With managed VPS, you have more control over how the environment behaves and more space to scale into. That does not mean infinite capacity, but it does mean a cleaner path upward. You can increase resources, adjust software, and support more demanding applications without rebuilding everything from scratch.

For agencies and developers, this matters because client projects rarely stay static. For e-commerce brands, it matters because promotions, seasonality, and ads do not wait for hosting to catch up.

Security and isolation change the risk profile

Security is one of the biggest practical differences in managed VPS vs shared hosting. Shared hosting providers do work to secure the platform, but the environment is still multi-tenant by design. That increases the importance of account isolation and provider quality.

A managed VPS gives you stronger separation from other tenants and more control over your security posture. You can apply settings, policies, and software versions more deliberately. When management is included, you also reduce the chance that critical maintenance gets skipped because nobody on your team had time to handle it.

That does not make managed VPS automatically secure by magic. Security still depends on patching discipline, configuration quality, access controls, monitoring, and backups. But the hosting model gives you a better foundation for reducing risk, especially if the site stores customer data, processes payments, or supports business-critical workflows.

Cost is not just the monthly bill

Shared hosting wins on sticker price. If your budget is extremely tight and the website is not central to operations, it may be the smartest short-term move.

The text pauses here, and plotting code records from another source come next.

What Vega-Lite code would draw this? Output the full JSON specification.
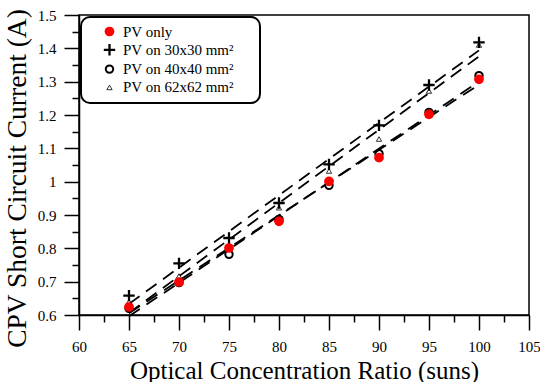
{
  "$schema": "https://vega.github.io/schema/vega-lite/v6.json",
  "width": 450,
  "height": 300,
  "autosize": "none",
  "padding": {"left": 79, "top": 15, "right": 11, "bottom": 67},
  "config": {
    "font": "Liberation Serif",
    "view": {"stroke": "black", "strokeWidth": 1.5},
    "axis": {"domainColor": "black", "domainWidth": 1.5, "tickColor": "black", "tickWidth": 1.5, "labelColor": "black", "titleColor": "black", "grid": false, "titleFontWeight": "normal", "labelFontSize": 15, "titleFontSize": 25, "labelFont": "Liberation Serif", "titleFont": "Liberation Serif"},
    "legend": {"orient": "none", "legendX": 2, "legendY": 2, "strokeColor": "black", "strokeWidth": 2, "cornerRadius": 9, "padding": 7, "fillColor": "white", "labelFontSize": 15, "labelFont": "Liberation Serif", "labelColor": "black", "rowPadding": 2.3, "symbolOffset": 14, "labelOffset": 6, "titleOrient": "right", "titleColor": "white", "titleFontSize": 15, "titleFont": "Liberation Serif", "titlePadding": 4}
  },
  "data": {
    "values": [
      {"x": 65, "y": 0.640, "s": "PV on 62x62 mm²"},
      {"x": 70, "y": 0.717, "s": "PV on 62x62 mm²"},
      {"x": 75, "y": 0.808, "s": "PV on 62x62 mm²"},
      {"x": 80, "y": 0.922, "s": "PV on 62x62 mm²"},
      {"x": 85, "y": 1.032, "s": "PV on 62x62 mm²"},
      {"x": 90, "y": 1.128, "s": "PV on 62x62 mm²"},
      {"x": 95, "y": 1.272, "s": "PV on 62x62 mm²"},
      {"x": 100, "y": 1.410, "s": "PV on 62x62 mm²"},
      {"x": 65, "y": 0.620, "s": "PV on 40x40 mm²"},
      {"x": 70, "y": 0.697, "s": "PV on 40x40 mm²"},
      {"x": 75, "y": 0.782, "s": "PV on 40x40 mm²"},
      {"x": 80, "y": 0.887, "s": "PV on 40x40 mm²"},
      {"x": 85, "y": 0.989, "s": "PV on 40x40 mm²"},
      {"x": 90, "y": 1.084, "s": "PV on 40x40 mm²"},
      {"x": 95, "y": 1.208, "s": "PV on 40x40 mm²"},
      {"x": 100, "y": 1.318, "s": "PV on 40x40 mm²"},
      {"x": 65, "y": 0.658, "s": "PV on 30x30 mm²"},
      {"x": 70, "y": 0.755, "s": "PV on 30x30 mm²"},
      {"x": 75, "y": 0.831, "s": "PV on 30x30 mm²"},
      {"x": 80, "y": 0.936, "s": "PV on 30x30 mm²"},
      {"x": 85, "y": 1.052, "s": "PV on 30x30 mm²"},
      {"x": 90, "y": 1.169, "s": "PV on 30x30 mm²"},
      {"x": 95, "y": 1.290, "s": "PV on 30x30 mm²"},
      {"x": 100, "y": 1.418, "s": "PV on 30x30 mm²"},
      {"x": 65, "y": 0.624, "s": "PV only"},
      {"x": 70, "y": 0.699, "s": "PV only"},
      {"x": 75, "y": 0.801, "s": "PV only"},
      {"x": 80, "y": 0.881, "s": "PV only"},
      {"x": 85, "y": 1.001, "s": "PV only"},
      {"x": 90, "y": 1.072, "s": "PV only"},
      {"x": 95, "y": 1.202, "s": "PV only"},
      {"x": 100, "y": 1.307, "s": "PV only"}
    ]
  },
  "encoding": {
    "x": {
      "field": "x", "type": "quantitative",
      "scale": {"domain": [60, 105], "nice": false, "zero": false},
      "axis": {
        "title": "Optical Concentration Ratio (suns)",
        "values": [60, 62.5, 65, 67.5, 70, 72.5, 75, 77.5, 80, 82.5, 85, 87.5, 90, 92.5, 95, 97.5, 100, 102.5, 105],
        "labelExpr": "datum.value % 5 === 0 ? toString(datum.value) : ''",
        "tickSize": {"condition": {"test": "datum.value % 5 === 0", "value": 15}, "value": 7},
        "labelPadding": 9,
        "labelFlush": false,
        "labelOverlap": false,
        "titlePadding": 4
      }
    },
    "y": {
      "field": "y", "type": "quantitative",
      "scale": {"domain": [0.6, 1.5], "nice": false, "zero": false},
      "axis": {
        "title": "CPV Short Circuit Current (A)",
        "titleFontSize": 27.5,
        "titleY": 163,
        "values": [0.6, 0.65, 0.7, 0.75, 0.8, 0.85, 0.9, 0.95, 1.0, 1.05, 1.1, 1.15, 1.2, 1.25, 1.3, 1.35, 1.4, 1.45, 1.5],
        "labelExpr": "round(datum.value*100) % 10 === 0 ? toString(round(datum.value*10)/10) : ''",
        "tickSize": {"condition": {"test": "round(datum.value*100) % 10 === 0", "value": 15}, "value": 7},
        "labelPadding": 8,
        "labelFlush": false,
        "labelOverlap": false,
        "titlePadding": 6
      }
    }
  },
  "layer": [
    {
      "transform": [{"regression": "y", "on": "x", "groupby": ["s"]}],
      "mark": {"type": "line", "color": "black", "strokeWidth": 1.8, "strokeDash": [13, 8]},
      "encoding": {
        "detail": {"field": "s", "type": "nominal"}
      }
    },
    {
      "mark": {"type": "point", "opacity": 1, "filled": false},
      "encoding": {
        "shape": {"field": "s", "type": "nominal", "title": "M",
          "scale": {"domain": ["PV only", "PV on 30x30 mm²", "PV on 40x40 mm²", "PV on 62x62 mm²"], "range": ["circle", "M-1,-0.2H-0.2V-1H0.2V-0.2H1V0.2H0.2V1H-0.2V0.2H-1Z", "circle", "triangle-up"]}},
        "fill": {"field": "s", "type": "nominal", "title": "M",
          "scale": {"domain": ["PV only", "PV on 30x30 mm²", "PV on 40x40 mm²", "PV on 62x62 mm²"], "range": ["#ff0000", "black", "transparent", "transparent"]}},
        "color": {"field": "s", "type": "nominal", "title": "M",
          "scale": {"domain": ["PV only", "PV on 30x30 mm²", "PV on 40x40 mm²", "PV on 62x62 mm²"], "range": ["#ff0000", "black", "black", "black"]}},
        "size": {"field": "s", "type": "nominal", "title": "M",
          "scale": {"type": "ordinal", "domain": ["PV only", "PV on 30x30 mm²", "PV on 40x40 mm²", "PV on 62x62 mm²"], "range": [95, 130, 55, 28]}},
        "strokeWidth": {"field": "s", "type": "nominal", "title": "M",
          "scale": {"type": "ordinal", "domain": ["PV only", "PV on 30x30 mm²", "PV on 40x40 mm²", "PV on 62x62 mm²"], "range": [0, 0, 2, 0.8]}}
      }
    }
  ]
}
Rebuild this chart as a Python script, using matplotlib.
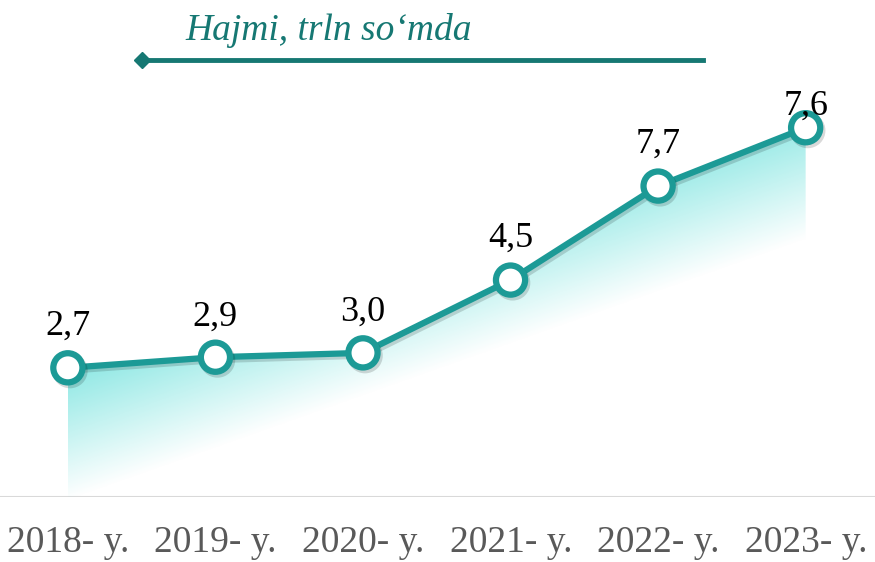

But the cheaper plan is not always the lower-cost decision. If your site goes down during a campaign, slows down enough to hurt conversions, or forces your team to spend hours chasing support, the real cost rises fast. Lost leads, abandoned carts, and internal labor are harder to see on an invoice, but they are still part of the hosting decision.

Managed VPS costs more because you are paying for better resource allocation and operational support. For many businesses, that extra spend is justified the moment hosting reliability affects revenue or staff time. In that sense, managed VPS is less about buying power and more about buying fewer problems.

Which option fits your stage of growth?

If you are running a simple informational site with light traffic and no special backend requirements, shared hosting can be a reasonable starting point. It keeps things simple, and there is no need to overbuild.

If you are running a store, a production application, multiple client sites, or a website that has already outgrown basic hosting behavior, managed VPS is usually the more sensible choice. The same applies if you need cleaner isolation, better uptime confidence, more predictable performance, or support that goes beyond canned responses.

There is also a middle case. Some businesses are not huge yet, but they know downtime would be painful and they do not have in-house infrastructure skills. That is exactly where managed VPS tends to make sense earlier than expected. You do not need enterprise scale to benefit from having the server actively looked after.

That is one reason providers like kodu.cloud focus on combining VPS infrastructure with human operational support. For many customers, the technical upgrade matters, but the bigger relief is knowing someone is actually watching the environment, handling backups, and helping when things go sideways.

The better question to ask before choosing

Instead of asking which hosting type is best in general, ask what happens if your site gets slower, busier, or breaks at the wrong time. If the answer is not much, shared hosting may be enough. If the answer is lost revenue, unhappy clients, or a stressful scramble for fixes, managed VPS is probably the safer fit.

Hosting should match the pressure your website is under. A low-stakes site can live comfortably on shared hosting. A business-critical site deserves more breathing room, better isolation, and support that does not disappear when the issue gets technical.

Choose the setup that lets you spend less time worrying about servers and more time using your website for what it is supposed to do.